If you want a private messaging platform with zero prerequisite identity, use Briar.

> It is a way to increase usability for casual users

You can keep it as an option.

> decrease spam by requiring some other source

Phone numbers never been a good way to counter spam, just look at social media, you can buy phone numbers in bulk these days, not to mention spam might work in social media because there’s the concept of “public space” where everyone shares and talk, so it does make sense for some bad actors to spam or even trying to influence others, that’s not the case in messaging app, because first I need to know your “unknown” username that I can’t see it elsewhere, and second, the efforts are worthy for such unsolicited message, which in case it was, you can get a burner to send it. The point is requiring a phone number to counter spam doesn’t work, and it doesn’t make sense either for messaging apps.

> If you want a private messaging platform with zero prerequisite identity, use Briar.

Well, personally I don’t use Signal, never will in its current state, but they always try to promote it as privacy messaging app while still relying on a broken system known as GSM.
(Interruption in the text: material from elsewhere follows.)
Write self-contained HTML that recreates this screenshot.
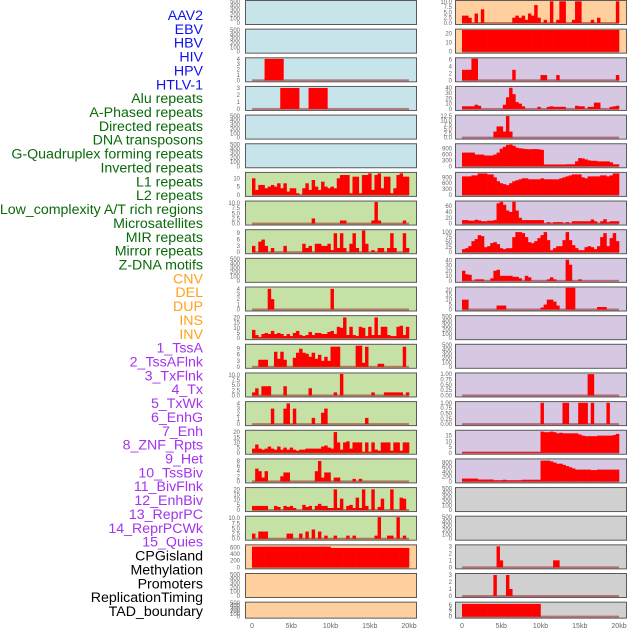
<!DOCTYPE html>
<html><head><meta charset="utf-8">
<style>
html,body{margin:0;padding:0;background:#fff;}
svg{display:block;font-family:"Liberation Sans",sans-serif;}
</style></head>
<body>
<svg id="chart" width="630" height="630" viewBox="0 0 630 630"></svg>
<script>
// ---- labels ----
const labelNames = ["AAV2","EBV","HBV","HIV","HPV","HTLV-1","Alu repeats","A-Phased repeats","Directed repeats","DNA transposons","G-Quadruplex forming repeats","Inverted repeats","L1 repeats","L2 repeats","Low_complexity A/T rich regions","Microsatellites","MIR repeats","Mirror repeats","Z-DNA motifs","CNV","DEL","DUP","INS","INV","1_TssA","2_TssAFlnk","3_TxFlnk","4_Tx","5_TxWk","6_EnhG","7_Enh","8_ZNF_Rpts","9_Het","10_TssBiv","11_BivFlnk","12_EnhBiv","13_ReprPC","14_ReprPCWk","15_Quies","CPGisland","Methylation","Promoters","ReplicationTiming","TAD_boundary"];
const labelGroups = ["v","v","v","v","v","v","r","r","r","r","r","r","r","r","r","r","r","r","r","s","s","s","s","s","c","c","c","c","c","c","c","c","c","c","c","c","c","c","c","o","o","o","o","o"];
const xTickLabels = ["0","5kb","10kb","15kb","20kb"];
const xTickKb = [0,5,10,15,20];

// ---- left column series (50 bins of 0.4kb) ----
const L2 = [0,0,0,0,4,4,4,4,4,4, 0,0,0,0,0,0,0,0,0,0, 0,0,0,0,0,0,0,0,0,0, 0,0,0,0,0,0,0,0,0,0, 0,0,0,0,0,0,0,0,0,0];
const L3 = [0,0,0,0,0,0,0,0,0,3, 3,3,3,3,3,0,0,0,3,3, 3,3,3,3,0,0,0,0,0,0, 0,0,0,0,0,0,0,0,0,0, 0,0,0,0,0,0,0,0,0,0];
const L6 = [10,3,6,6,4,5,6,5,7,4, 7,2,4,4,1,0,4,7,3,9, 5,3,8,5,4,5,4,10,12,12, 12,1,11,11,1,12,12,13,3,12, 13,4,11,11,1,4,12,13,11,11];
const L7 = [0,0,0,0,0,0,0,0,0,0, 0,0,0,0,0,0,0,0,0,2.5, 0,0,0,0,0,0,0,0,1.5,1.5, 0,0,0,0,0,0,0,0,1.5,10.5, 1.5,0,0,0,0,0,0,0,1.5,0];
const L8 = [3,0,5,6,3,0,2,0,0,0, 3,0,0,0,0,0,4,2,3,0, 4,4,3,3,4,1,9,2,9,2, 0,4,9,2,0,11,4,0,1,0, 2,2,0,2,9,2,0,0,9,2];
const L10 = [0,0,0,0,0,4,2,0,0,0, 0,0,0,0,0,0,0,0,0,0, 0,0,0,0,0,4,0,0,0,0, 0,0,0,0,0,0,0,0,0,0, 0,0,0,0,0,0,0,0,0,0];
const L11 = [8,3,1,4,5,4,7,4,5,4, 2,4,2,5,7,3,2,3,6,3, 5,5,4,4,6,7,4,11,10,20, 3,11,3,2,11,10,2,11,3,20, 3,11,11,3,2,2,11,12,3,11];
const L12 = [0,0,3.5,3.5,3.5,0,0,7.5,4,7.5, 3.5,0,0,4.5,7,9,7,6.5,5,7, 4,6,3,5,3,10,10,10,0,0, 0,0,0,10.5,10.5,2,10,0,0,0, 1.5,1.5,0,0,0,0,0,0,10,0];
const L13 = [1.5,3.5,0,4.5,4.5,4.5,0,0,0,0, 4.5,0,0,0,0,0,0,0,3.5,0, 0,0,0,0,0,0,1.5,0,10.5,0, 0,0,0,0,0,0,0,0,1.5,0, 0,0,1.5,1.5,1.5,1.5,1.5,1.5,0,1.5];
const L14 = [0,0,0,0,0,0,3,0,0,0, 3,4,0,3,0,0,0,0,0,1.2, 0,0,2.2,3,0,0,0,0,0,0, 0,0,0,0,0,0,1.2,0,0,0, 0,0,0,0,0,0,0,0,0,0];
const L15 = [4,8,4,3,4,6,4,3,6,3, 5,3,5,3,2,3,3,4,4,4, 4,4,6,7,5,4,20,10,3,10, 11,4,10,10,10,1,10,1,10,3, 2,10,10,10,2,10,10,2,10,10];
const L16 = [0,5,4,1.5,4,0,0,0,0,2, 3.5,3.5,0,0,0,0,0,0,0,0, 4,8,1.5,3.5,3.5,0,1.5,1.5,0,0, 0,0,1,0,1,0,0,0,0,0, 0,0,0,0,0,0,0,0,0,0];
const L17 = [4,4,4,4,4,0,0,4,3,0, 4,3,4,2,0,0,5,3,4,0, 4,6,4,4,2,2,20,2,11,0, 4,5,2,12,2,20,4,0,20,0, 3,11,0,0,20,0,0,12,11,0];
const L18 = [2.5,0,3.5,3.5,3.5,0,0,0,0,0, 0,2.5,2.5,0,0,2.5,0,3.5,0,4.5, 0,3.5,0,1.5,0,0,1.5,0,0,0, 1.5,0,1.5,0,0,0,0,0,0,1.5, 10.5,0,0,1.5,1.5,0,10.5,0,1.5,0];
const L19 = [620,620,620,620,620,620,620,620,620,620, 620,620,620,620,620,620,620,620,620,620, 620,620,620,620,620,580,580,580,580,580, 580,580,580,580,580,580,580,580,580,580, 580,580,580,580,580,580,580,580,580,580];

// ---- right column series ----
const R0 = [3.5,3.5,2.5,0,4.5,0,6.5,0,0,0, 0,0,0,0,0,0,2.5,3.5,2.5,3.5, 1.5,4.5,3.5,8.5,2.5,0,1.5,0,10.5,0, 1.5,10.5,10.5,0,0,1.5,10.5,10.5,0,0, 0,1.5,0,2.5,0,0,0,0,0,10.5];
const R1 = [24,24,24,24,24,24,24,24,24,24, 24,24,24,24,24,24,24,24,24,24, 24,24,24,24,24,24,24,24,24,24, 24,24,24,24,24,24,24,24,24,24, 24,24,24,24,24,24,24,24,24,24];
const R2 = [3,3,3,6.2,6.2,0,0,0,0,0, 0,0,0,0,0,0,3,0,0,0, 0,0,0,0,0,1.5,1.5,0,0,0, 1.5,0,0,0,0,0,0,0,0,0, 0,0,0,0,0,0,0,0,0,1.5];
const R3 = [5,5,5,5,8,6,0,0,0,0, 0,0,0,8,22,40,28,13,10,5, 0,0,0,0,4,0,0,4,5,4, 4,4,4,0,0,0,6,5,5,0, 4,4,12,12,0,0,0,4,5,6];
const R4 = [0,0,0,0,0,0,0,0,0,0, 3.5,6.5,6.5,3.5,12.5,3.5,0,0,0,0, 0,0,0,0,0,0,0,0,0,0, 0,0,0,0,0,0,0,0,0,0, 0,0,0,0,0,0,0,0,0,0];
const R5 = [700,700,700,700,600,600,600,550,550,550, 600,700,900,1000,1100,1120,1050,950,920,900, 880,870,880,880,870,840,90,90,90,90, 90,90,90,100,100,100,250,420,400,350, 300,280,280,250,250,250,250,200,100,100];
const R6 = [950,950,950,1000,1000,1100,1100,1100,1050,1050, 900,700,600,550,500,600,700,750,800,850, 850,800,800,800,800,850,800,800,800,800, 800,850,900,950,1000,1050,1050,1050,900,850, 950,950,950,950,1000,1000,950,1000,1100,1100];
const R7 = [12,12,10,10,13,11,8,8,10,10, 12,70,75,65,45,40,75,45,20,12, 12,12,12,12,12,12,1,5,1,5, 5,5,1,5,1,8,8,8,8,8, 8,14,8,1,8,15,5,8,8,8];
const R8 = [15,20,30,55,65,85,80,25,30,45, 50,40,20,15,20,20,75,100,100,95, 75,50,45,55,70,85,100,60,10,20, 30,30,60,100,60,35,20,10,10,25, 30,25,15,30,75,95,30,70,95,55];
const R9 = [20,13,12,0,3,3,3,0,0,5, 20,22,10,10,10,10,8,8,5,0, 10,7,0,0,0,0,0,3,7,3, 0,0,0,42,32,0,0,3,0,0, 0,0,0,0,0,0,0,0,0,0];
const R10 = [10,10,0,0,0,0,0,0,0,0, 0,4,4,4,0,0,0,0,0,0, 0,0,0,0,0,2,5,10,10,8, 4,0,0,22,22,22,0,0,0,0, 0,0,0,2.5,2.5,2.5,0,0,0,0];
const R13 = [0,0,0,0,0,0,0,0,0,0, 0,0,0,0,0,0,0,0,0,0, 0,0,0,0,0,0,0,0,0,0, 0,0,0,0,0,0,0,0,0,0, 1,1,0,0,0,0,0,0,0,0];
const R14 = [0,0,0,0,0,0,0,0,0,0, 0,0,0,0,0,0,0,0,0,0, 0,0,0,0,0,1,0,0,0,0, 0,0,1,1,0,0,0,1,1,1, 0,1,0,0,0,0,1,0,0,0];
const R15 = [0.8,0.8,0.8,0.8,0.8,0.8,0.8,0.8,0.8,0.8, 0.8,0.8,0.8,0.8,0.8,0.8,0.8,0.8,0.8,0.8, 0.8,0.8,0.8,0.8,0.8,18.5,18,18,18.5,18, 17,17.5,17,17,17,17,17,16,15,14.5, 14.5,14.5,14.5,15,15,15,15,15,15.5,16.5];
const R16 = [120,120,120,120,120,80,80,80,80,80, 50,50,50,70,50,50,50,50,50,70, 70,70,70,70,70,880,880,880,850,800, 750,750,700,650,600,550,500,500,500,500, 500,480,480,500,500,500,500,500,500,500];
const R19 = [0,0,0,0,0,0,0,0,0,0, 0,3,1,0,0,0,0,0,0,0, 0,0,0,0,0,0,0,0,0,1, 1,0,0,0,0,0,0,0,0,0, 0,0,0,0,0,0,0,0,0,0];
const R20 = [0,0,0,0,0,0,0,0,0,0, 3,0,0,0,3,1,0,0,0,0, 0,0,0,0,0,0,0,0,0,0, 0,0,0,0,0,0,0,0,0,0, 0,0,0,0,0,0,0,0,0,0];
const R21 = [6.5,6.5,6.5,6.5,6.5,6.5,6.5,6.5,6.5,6.5, 6.5,6.5,6.5,6.5,6.5,6.5,6.5,6.5,6.5,6.5, 6.5,6.5,6.5,6.5,6.5,0,0,0,0,0, 0,0,0,0,0,0,0,0,0,0, 0,0,0,0,0,0,0,0,0,0];

// tick sets
const T500 = ["0","100","200","300","400","500"];
const T4 = ["0","1","2","3","4"], T3 = ["0","1","2","3"];
const T10 = ["0","5","10"], T25 = ["0.0","2.5","5.0","7.5","10.0"], T9 = ["0","3","6","9"];
const T20 = ["0","5","10","15","20"], T8 = ["0","2","4","6","8"], T600 = ["0","200","400","600"];
const T6 = ["0","2","4","6"], T2010 = ["0","10","20"], T40 = ["0","10","20","30","40"];
const T125 = ["0.0","2.5","5.0","7.5","10.0","12.5"], T900 = ["0","300","600","900"];
const T60 = ["0","20","40","60"], T100 = ["0","25","50","75","100"], T1 = ["0.00","0.25","0.50","0.75","1.00"];
const T15 = ["0","5","10","15"], T800 = ["0","200","400","600","800"];

const C_BLUE="#c8e4eb", C_GREEN="#c6e1a6", C_PEACH="#ffd09e", C_LAV="#d6c7e3", C_GREY="#d0d0d0";

const leftPanels = [
 [[],500,T500,C_BLUE],[[],500,T500,C_BLUE],[L2,4.05,T4,C_BLUE],[L3,3.1,T3,C_BLUE],[[],500,T500,C_BLUE],[[],500,T500,C_BLUE],
 [L6,13.1,T10,C_GREEN],[L7,10.6,T25,C_GREEN],[L8,10.3,T9,C_GREEN],[[],500,T500,C_GREEN],[L10,4.2,T4,C_GREEN],
 [L11,21,T20,C_GREEN],[L12,10.8,T9,C_GREEN],[L13,10.6,T25,C_GREEN],[L14,4.2,T4,C_GREEN],[L15,21,T20,C_GREEN],
 [L16,8.5,T8,C_GREEN],[L17,21,T20,C_GREEN],[L18,10.6,T25,C_GREEN],[L19,650,T600,C_PEACH],[[],500,T500,C_PEACH],[[],500,T500,C_PEACH]
];
const rightPanels = [
 [R0,10.3,T25,C_PEACH],[R1,24,T2010,C_PEACH],[R2,6.2,T6,C_LAV],[R3,41,T40,C_LAV],[R4,12.6,T125,C_LAV],[R5,1113,T900,C_LAV],
 [R6,1113,T900,C_LAV],[R7,75,T60,C_LAV],[R8,108,T100,C_LAV],[R9,43,T40,C_LAV],[R10,22,T20,C_LAV],[[],500,T500,C_LAV],
 [[],500,T500,C_LAV],[R13,1.02,T1,C_LAV],[R14,1.02,T1,C_LAV],[R15,19,T15,C_LAV],[R16,920,T800,C_LAV],[[],500,T500,C_GREY],
 [[],500,T500,C_GREY],[R19,3.1,T3,C_GREY],[R20,3.1,T3,C_GREY],[R21,7,T6,C_GREY]
];

const svg = document.getElementById('chart');
const NS = "http://www.w3.org/2000/svg";
function mk(tag, attrs){ const e=document.createElementNS(NS,tag); for(const k in attrs) e.setAttribute(k,attrs[k]); return e; }

const groupColor = {v:"#1111ee", r:"#0a6a0a", s:"#ffa21a", c:"#a333ee", o:"#000000"};
labelNames.forEach((n,i)=>{
  const t = mk('text',{x:203,y:20+13.86*i,'text-anchor':'end','font-size':14.2,fill:groupColor[labelGroups[i]]});
  t.textContent = n;
  
  
  svg.appendChild(t);
});

function rowTop(i){ return 0.5 + 28.65*i; }
function rowH(i){ return i===21 ? 16 : 24; }

function drawColumn(panels, px, x0, labelX, side){
  const x1 = x0 + 157;
  const xs = kb => x0 + kb/20*(x1-x0);
  panels.forEach((p,i)=>{
    const [vals,ymax,ticks,bg] = p;
    const top=rowTop(i), h=rowH(i);
    const y0 = top+h-1.5, yT = top+0.8;
    const ys = v => y0 - Math.min(v,ymax)/ymax*(y0-yT);
    const g = mk('g',{});
    
    
    const r = mk('rect',{x:px,y:top,width:171,height:h,fill:bg,stroke:'#5a5a5a','stroke-width':1});
    
    
    g.appendChild(r);
    ticks.forEach(tl=>{
      const v=parseFloat(tl);
      const t=mk('text',{x:labelX,y:ys(v)+2,'text-anchor':'end','font-size':6,fill:'#666'});
      t.textContent=tl;
      
      
      g.appendChild(t);
    });
    if(vals.length){
      const base = mk('rect',{x:xs(0),y:y0-1,width:xs(20)-xs(0),height:2,fill:'rgba(150,20,20,0.5)'});
      
      
      g.appendChild(base);
      const bw = 20/vals.length;
      vals.forEach((v,j)=>{
        if(v<=0) return;
        const b = mk('rect',{x:xs(j*bw),y:ys(v),width:xs((j+1)*bw)-xs(j*bw)+0.3,height:y0-ys(v),fill:'#ff0000'});
        
        
        g.appendChild(b);
      });
    }
    svg.appendChild(g);
  });
  xTickKb.forEach((k,i)=>{
    const t=mk('text',{x:xs(k),y:628,'text-anchor':'middle','font-size':7,fill:'#666'});
    t.textContent=xTickLabels[i];
    
    
    svg.appendChild(t);
  });
}
drawColumn(leftPanels, 245.5, 252, 240, 'left');
drawColumn(rightPanels, 455.5, 462, 452, 'right');
</script>
</body></html>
  • A lot of spammers opt for media that does not require the effort of obtaining a phone number. It's the bike lock model: no bike lock is ever safe, but as long as your bike is parked next to bikes with a weaker lock, you have a pretty good chance of not having to walk home on foot.

> It may decrease privacy philosophically, but it isn't nefarious.

It doesn't decrease privacy. It decreases anonymity which is distinctly different.

> If you want a private messaging platform with zero prerequisite identity, use Briar.

Or Session which is a fork of Signal that runs it's own network using standard PKI instead of a phone number for identities and a decentralised message delivery/onion routing system.

> It is a way to increase usability for casual users, decrease spam by requiring some other source of identity tied to real existence (emails are easier to generate than throwaway phone numbers).

You either end up discriminating against users who have to use VOIP for whatever reasons (and there are legitimate reasons) by blocking VOIP numbers, or your barrier to entry for spammers is almost negligible. It's not a good system.

If you want to prove that users are humans, use a webcam and an id, or delegate the task to some bigcorp who already has a similar system. If that's too much for you in terms of privacy, you shouldn't be attempting to prove that users are humans in the first place. Maybe you should prevent spam via product driven solutions, e.g. whitelisted contacts.

For the people who really don't want a phone number, make them pay via mobilecoin. Lets them raise money and prevent spam.